- Parliament of the United Kingdom
- Long title: An Act for making a Railway from the Shoreham Branch of the London and Brighton Railway to Chichester.
- Citation: 7 & 8 Vict. c. lxvii

Dates
- Royal assent: 4 July 1844

= Brighton and Chichester Railway =

UK railway line

The Brighton and Chichester Railway was an early railway in southern England running between the towns of Shoreham and Chichester in Sussex. It operated between 1845 and 1846.

==History==

Following the completion of the London and Brighton Railway (LBR) in 1841, with its branch line running to Shoreham, a natural extension appeared to be westwards towards Chichester and ultimately Portsmouth. A new company was therefore created in 1844 to build the first stage of such a line, which would then be operated by the LBR. The new company achieved approval in the Brighton and Chichester Railway Act 1844 (7 & 8 Vict. c. lxvii); construction began that same year.

==Construction==
The new line involved constructing a viaduct at Shoreham and an opening bridge over the River Arun at Ford, West Sussex. The new line was opened in stages between November 1845 and June 1846.
- Shoreham – Worthing, November 1845
- Worthing – Littlehampton, March 1846
- Littlehampton – Chichester, June 1846

==Extensions==
In August 1845 the company received approval in the Railway from Portsmouth to Chichester Act 1845 (8 & 9 Vict. c. cxcix) to continue their line to towards Havant and Fareham.

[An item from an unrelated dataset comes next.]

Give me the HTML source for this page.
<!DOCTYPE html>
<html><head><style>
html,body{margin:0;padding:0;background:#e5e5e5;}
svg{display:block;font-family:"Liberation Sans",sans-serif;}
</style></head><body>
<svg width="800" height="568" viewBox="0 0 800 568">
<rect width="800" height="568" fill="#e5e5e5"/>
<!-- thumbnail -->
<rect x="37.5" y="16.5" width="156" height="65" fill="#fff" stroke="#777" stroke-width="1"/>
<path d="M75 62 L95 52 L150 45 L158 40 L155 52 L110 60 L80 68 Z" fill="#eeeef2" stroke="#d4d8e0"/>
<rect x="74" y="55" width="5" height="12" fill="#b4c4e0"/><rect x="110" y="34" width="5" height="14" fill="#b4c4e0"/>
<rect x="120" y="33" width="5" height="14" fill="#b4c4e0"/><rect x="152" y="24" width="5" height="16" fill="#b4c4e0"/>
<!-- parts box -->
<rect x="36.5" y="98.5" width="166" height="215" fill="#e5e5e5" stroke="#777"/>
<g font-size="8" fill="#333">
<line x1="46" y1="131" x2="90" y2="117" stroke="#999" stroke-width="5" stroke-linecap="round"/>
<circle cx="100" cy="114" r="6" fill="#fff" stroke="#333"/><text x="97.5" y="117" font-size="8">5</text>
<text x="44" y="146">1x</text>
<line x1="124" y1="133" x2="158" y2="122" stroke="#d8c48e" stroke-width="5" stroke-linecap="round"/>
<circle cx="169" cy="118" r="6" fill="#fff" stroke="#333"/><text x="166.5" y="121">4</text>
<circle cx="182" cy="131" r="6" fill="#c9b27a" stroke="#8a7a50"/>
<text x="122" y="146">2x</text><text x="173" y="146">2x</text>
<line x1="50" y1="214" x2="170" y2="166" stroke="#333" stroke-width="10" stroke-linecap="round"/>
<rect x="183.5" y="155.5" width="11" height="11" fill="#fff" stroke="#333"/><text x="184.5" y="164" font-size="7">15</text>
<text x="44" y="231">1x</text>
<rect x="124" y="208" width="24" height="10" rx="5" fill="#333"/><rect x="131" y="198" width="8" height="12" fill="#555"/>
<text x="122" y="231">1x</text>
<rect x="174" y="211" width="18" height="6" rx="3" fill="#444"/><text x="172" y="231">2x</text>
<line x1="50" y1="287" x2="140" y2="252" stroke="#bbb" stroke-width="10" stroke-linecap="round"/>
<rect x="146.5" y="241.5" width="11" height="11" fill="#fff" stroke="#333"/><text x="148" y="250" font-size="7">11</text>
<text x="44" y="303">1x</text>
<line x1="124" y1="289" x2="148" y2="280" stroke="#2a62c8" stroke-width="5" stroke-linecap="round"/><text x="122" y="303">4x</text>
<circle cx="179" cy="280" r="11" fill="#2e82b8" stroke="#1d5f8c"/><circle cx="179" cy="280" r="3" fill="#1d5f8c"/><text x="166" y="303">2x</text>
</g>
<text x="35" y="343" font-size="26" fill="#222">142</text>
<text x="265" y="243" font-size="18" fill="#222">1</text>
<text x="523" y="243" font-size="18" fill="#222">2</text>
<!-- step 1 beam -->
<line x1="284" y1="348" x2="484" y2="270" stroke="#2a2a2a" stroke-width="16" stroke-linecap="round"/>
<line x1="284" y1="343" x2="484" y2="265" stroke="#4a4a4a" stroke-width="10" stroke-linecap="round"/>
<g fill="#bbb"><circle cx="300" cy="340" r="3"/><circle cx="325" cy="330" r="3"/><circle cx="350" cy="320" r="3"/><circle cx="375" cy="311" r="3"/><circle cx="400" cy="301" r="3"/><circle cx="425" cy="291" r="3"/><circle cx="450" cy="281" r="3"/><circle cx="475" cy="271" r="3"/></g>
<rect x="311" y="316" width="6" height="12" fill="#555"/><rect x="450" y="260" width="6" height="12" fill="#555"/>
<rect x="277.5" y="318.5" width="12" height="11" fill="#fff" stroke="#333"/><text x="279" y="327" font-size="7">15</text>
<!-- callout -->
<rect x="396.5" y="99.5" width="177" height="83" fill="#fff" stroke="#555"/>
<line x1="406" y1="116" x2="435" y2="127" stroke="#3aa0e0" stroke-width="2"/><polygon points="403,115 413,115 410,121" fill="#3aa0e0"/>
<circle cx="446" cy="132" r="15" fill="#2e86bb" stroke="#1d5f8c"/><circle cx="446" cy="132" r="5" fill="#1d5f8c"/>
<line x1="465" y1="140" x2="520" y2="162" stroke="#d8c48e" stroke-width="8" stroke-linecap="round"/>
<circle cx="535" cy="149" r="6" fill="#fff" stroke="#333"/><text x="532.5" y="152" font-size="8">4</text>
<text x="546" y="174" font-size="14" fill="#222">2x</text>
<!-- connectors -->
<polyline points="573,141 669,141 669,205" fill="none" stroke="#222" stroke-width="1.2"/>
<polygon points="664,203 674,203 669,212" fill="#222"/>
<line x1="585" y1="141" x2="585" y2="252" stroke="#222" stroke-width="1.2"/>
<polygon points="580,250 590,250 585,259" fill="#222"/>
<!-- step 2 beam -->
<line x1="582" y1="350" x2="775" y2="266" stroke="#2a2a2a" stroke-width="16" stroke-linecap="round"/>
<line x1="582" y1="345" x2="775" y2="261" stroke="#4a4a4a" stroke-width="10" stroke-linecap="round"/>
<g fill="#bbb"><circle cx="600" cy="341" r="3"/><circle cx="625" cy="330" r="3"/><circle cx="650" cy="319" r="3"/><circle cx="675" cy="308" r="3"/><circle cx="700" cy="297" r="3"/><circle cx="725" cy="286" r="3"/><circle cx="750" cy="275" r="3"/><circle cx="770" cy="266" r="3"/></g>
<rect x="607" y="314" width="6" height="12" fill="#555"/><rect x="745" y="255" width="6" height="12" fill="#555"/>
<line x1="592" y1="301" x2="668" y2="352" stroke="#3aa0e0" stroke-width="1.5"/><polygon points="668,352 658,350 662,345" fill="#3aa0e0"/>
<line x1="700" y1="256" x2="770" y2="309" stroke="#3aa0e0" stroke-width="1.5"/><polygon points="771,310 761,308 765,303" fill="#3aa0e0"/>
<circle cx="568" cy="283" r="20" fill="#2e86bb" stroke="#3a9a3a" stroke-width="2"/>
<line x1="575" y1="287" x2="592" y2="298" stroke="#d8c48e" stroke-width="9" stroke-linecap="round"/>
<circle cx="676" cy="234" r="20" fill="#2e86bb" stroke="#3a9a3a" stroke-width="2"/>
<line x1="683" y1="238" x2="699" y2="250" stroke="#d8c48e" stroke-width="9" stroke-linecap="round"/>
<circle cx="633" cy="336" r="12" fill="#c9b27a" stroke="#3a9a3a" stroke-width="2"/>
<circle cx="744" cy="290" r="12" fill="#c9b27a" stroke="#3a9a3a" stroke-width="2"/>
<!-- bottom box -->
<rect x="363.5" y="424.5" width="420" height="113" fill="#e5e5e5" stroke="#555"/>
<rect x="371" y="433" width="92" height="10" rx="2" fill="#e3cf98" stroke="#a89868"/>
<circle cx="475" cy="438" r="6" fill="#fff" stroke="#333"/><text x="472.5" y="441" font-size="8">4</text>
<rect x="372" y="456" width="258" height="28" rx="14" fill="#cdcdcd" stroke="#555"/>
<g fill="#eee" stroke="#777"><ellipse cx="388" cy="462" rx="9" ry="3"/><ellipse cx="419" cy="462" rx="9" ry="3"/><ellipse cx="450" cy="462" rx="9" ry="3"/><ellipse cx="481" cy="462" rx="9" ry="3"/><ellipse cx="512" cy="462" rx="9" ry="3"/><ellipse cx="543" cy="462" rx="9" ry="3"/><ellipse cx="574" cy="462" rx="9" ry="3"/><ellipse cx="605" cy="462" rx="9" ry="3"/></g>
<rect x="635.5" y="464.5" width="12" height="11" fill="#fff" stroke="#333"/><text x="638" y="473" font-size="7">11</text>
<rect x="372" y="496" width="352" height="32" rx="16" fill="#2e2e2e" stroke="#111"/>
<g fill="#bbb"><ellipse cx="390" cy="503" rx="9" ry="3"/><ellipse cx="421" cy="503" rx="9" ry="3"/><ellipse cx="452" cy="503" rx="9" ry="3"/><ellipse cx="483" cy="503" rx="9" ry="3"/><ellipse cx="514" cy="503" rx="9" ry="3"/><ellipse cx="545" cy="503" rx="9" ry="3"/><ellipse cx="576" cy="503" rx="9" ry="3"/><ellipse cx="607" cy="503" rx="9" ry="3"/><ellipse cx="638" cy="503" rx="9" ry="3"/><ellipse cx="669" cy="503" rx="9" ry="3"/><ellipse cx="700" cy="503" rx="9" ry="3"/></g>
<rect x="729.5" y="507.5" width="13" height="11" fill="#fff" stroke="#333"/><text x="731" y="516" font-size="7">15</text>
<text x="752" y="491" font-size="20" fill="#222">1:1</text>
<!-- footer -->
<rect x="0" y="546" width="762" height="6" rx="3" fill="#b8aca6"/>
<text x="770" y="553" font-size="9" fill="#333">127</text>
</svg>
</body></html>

Shortly afterwards the company was purchased by the LBR, but remained separate.

==Formation of LB&SCR==
Construction of the extension to Havant was just commencing when the company ceased to exist when it was formally merged with others to form the London, Brighton and South Coast Railway (LB&SCR) by the London and Brighton Railway Act 1846 (9 & 10 Vict. c. cclxxxii) on 27 July 1846.